◆ Written request ◆
Reproduce the listing below from the line with "Rebuild this chart" to the line with "peak_y = [0.139, 4.15, 4.3, 6.55, 6.75, 8.9, 10.0, 16.0, 19.3]", both lines included, character for character, minus any pictures.
— start of Information supplied —
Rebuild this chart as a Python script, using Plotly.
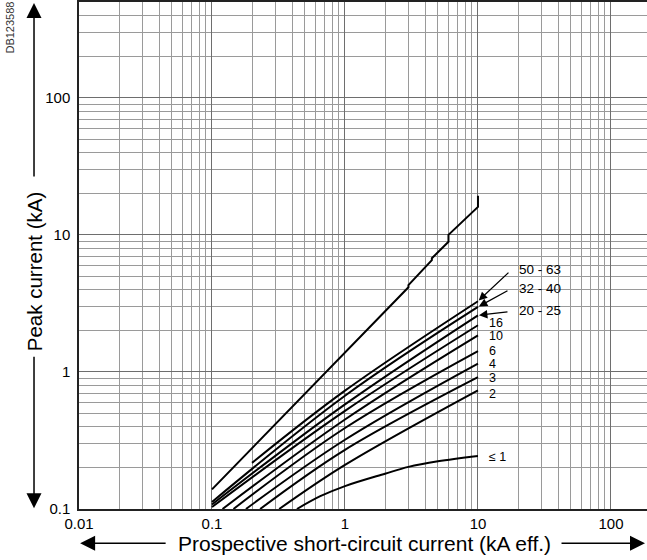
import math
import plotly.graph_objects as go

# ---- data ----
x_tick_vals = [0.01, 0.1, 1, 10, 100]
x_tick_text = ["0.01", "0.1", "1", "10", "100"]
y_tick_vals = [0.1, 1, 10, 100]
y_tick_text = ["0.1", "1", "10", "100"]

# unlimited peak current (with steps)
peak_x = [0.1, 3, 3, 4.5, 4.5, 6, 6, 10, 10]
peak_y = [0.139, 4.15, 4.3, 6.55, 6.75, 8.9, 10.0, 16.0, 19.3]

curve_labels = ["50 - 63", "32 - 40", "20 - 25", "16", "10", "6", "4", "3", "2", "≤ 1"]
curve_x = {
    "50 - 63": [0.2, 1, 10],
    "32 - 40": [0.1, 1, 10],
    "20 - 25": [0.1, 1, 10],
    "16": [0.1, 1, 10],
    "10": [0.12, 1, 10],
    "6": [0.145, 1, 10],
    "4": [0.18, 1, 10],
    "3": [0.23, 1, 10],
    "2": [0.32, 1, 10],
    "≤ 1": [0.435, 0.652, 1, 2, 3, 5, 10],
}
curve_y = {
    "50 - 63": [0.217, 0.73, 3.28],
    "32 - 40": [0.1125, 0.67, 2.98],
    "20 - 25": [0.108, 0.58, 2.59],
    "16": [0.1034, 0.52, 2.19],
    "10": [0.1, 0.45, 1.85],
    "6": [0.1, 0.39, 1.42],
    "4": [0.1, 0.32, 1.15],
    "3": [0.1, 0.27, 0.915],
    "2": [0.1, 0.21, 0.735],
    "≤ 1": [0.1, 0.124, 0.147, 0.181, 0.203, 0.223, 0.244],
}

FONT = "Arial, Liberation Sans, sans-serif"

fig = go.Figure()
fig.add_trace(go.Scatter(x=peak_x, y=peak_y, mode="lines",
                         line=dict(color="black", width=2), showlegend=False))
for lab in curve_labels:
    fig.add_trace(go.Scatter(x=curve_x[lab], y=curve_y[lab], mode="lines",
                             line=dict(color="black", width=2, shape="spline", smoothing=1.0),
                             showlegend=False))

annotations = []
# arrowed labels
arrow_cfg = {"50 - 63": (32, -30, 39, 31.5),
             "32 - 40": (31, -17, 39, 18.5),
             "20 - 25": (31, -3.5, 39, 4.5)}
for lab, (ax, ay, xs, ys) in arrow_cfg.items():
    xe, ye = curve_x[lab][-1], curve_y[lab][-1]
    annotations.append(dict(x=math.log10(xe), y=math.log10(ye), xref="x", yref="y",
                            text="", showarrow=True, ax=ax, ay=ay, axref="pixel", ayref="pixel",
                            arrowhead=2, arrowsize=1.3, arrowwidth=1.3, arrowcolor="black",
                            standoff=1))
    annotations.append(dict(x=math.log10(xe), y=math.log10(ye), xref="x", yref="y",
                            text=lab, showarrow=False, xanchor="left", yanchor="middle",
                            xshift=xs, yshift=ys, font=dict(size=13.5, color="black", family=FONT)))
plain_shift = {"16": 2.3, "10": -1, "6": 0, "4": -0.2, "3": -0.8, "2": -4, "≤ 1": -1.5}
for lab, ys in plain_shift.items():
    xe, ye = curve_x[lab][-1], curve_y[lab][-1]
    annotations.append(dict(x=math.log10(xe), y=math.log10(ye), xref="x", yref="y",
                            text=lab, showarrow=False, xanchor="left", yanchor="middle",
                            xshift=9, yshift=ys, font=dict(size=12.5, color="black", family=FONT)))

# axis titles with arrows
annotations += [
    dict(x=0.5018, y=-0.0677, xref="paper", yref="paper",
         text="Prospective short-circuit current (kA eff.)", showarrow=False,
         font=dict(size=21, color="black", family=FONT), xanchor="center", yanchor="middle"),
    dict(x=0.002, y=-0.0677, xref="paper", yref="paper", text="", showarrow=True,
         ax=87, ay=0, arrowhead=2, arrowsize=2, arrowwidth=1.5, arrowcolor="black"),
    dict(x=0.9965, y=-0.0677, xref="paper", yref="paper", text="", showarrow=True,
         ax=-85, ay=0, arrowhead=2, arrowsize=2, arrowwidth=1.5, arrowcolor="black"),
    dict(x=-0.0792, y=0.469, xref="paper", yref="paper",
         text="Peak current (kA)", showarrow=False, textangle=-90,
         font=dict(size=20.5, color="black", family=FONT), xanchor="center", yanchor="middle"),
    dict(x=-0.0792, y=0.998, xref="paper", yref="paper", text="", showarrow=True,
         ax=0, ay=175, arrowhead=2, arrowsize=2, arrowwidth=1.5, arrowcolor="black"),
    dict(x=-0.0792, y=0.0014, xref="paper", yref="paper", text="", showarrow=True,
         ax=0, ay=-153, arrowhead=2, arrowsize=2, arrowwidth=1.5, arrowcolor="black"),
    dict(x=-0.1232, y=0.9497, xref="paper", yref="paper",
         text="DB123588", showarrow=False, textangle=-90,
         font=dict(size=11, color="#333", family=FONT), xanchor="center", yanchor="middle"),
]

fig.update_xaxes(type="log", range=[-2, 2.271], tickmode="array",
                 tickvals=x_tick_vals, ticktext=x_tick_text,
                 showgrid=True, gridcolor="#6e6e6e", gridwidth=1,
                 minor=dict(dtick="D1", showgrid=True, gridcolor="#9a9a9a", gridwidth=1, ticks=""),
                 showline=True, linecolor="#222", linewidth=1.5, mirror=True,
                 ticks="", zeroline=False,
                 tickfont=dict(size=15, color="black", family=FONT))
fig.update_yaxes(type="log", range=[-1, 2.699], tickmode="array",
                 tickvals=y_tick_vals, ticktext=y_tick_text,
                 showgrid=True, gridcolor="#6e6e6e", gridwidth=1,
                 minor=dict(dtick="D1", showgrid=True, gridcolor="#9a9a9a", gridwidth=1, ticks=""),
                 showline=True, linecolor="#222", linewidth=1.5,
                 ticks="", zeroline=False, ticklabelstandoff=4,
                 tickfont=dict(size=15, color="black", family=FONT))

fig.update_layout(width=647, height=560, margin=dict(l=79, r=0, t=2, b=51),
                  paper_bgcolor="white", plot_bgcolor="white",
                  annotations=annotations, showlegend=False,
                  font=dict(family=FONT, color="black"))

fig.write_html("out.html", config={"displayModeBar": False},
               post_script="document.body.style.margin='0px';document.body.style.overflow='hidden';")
— end of Information supplied —
— start of Information supplied —
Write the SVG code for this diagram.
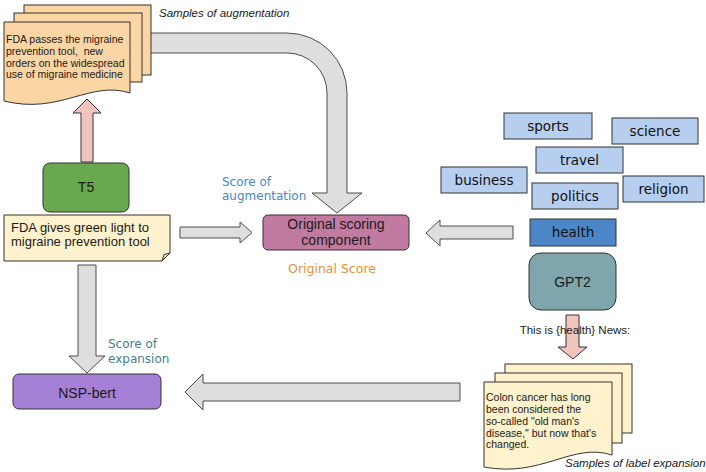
— end of Information supplied —
◆ Completed exercise ◆
Rebuild this chart as a Python script, using Plotly.
import math
import plotly.graph_objects as go

# ---- data ----
x_tick_vals = [0.01, 0.1, 1, 10, 100]
x_tick_text = ["0.01", "0.1", "1", "10", "100"]
y_tick_vals = [0.1, 1, 10, 100]
y_tick_text = ["0.1", "1", "10", "100"]

# unlimited peak current (with steps)
peak_x = [0.1, 3, 3, 4.5, 4.5, 6, 6, 10, 10]
peak_y = [0.139, 4.15, 4.3, 6.55, 6.75, 8.9, 10.0, 16.0, 19.3]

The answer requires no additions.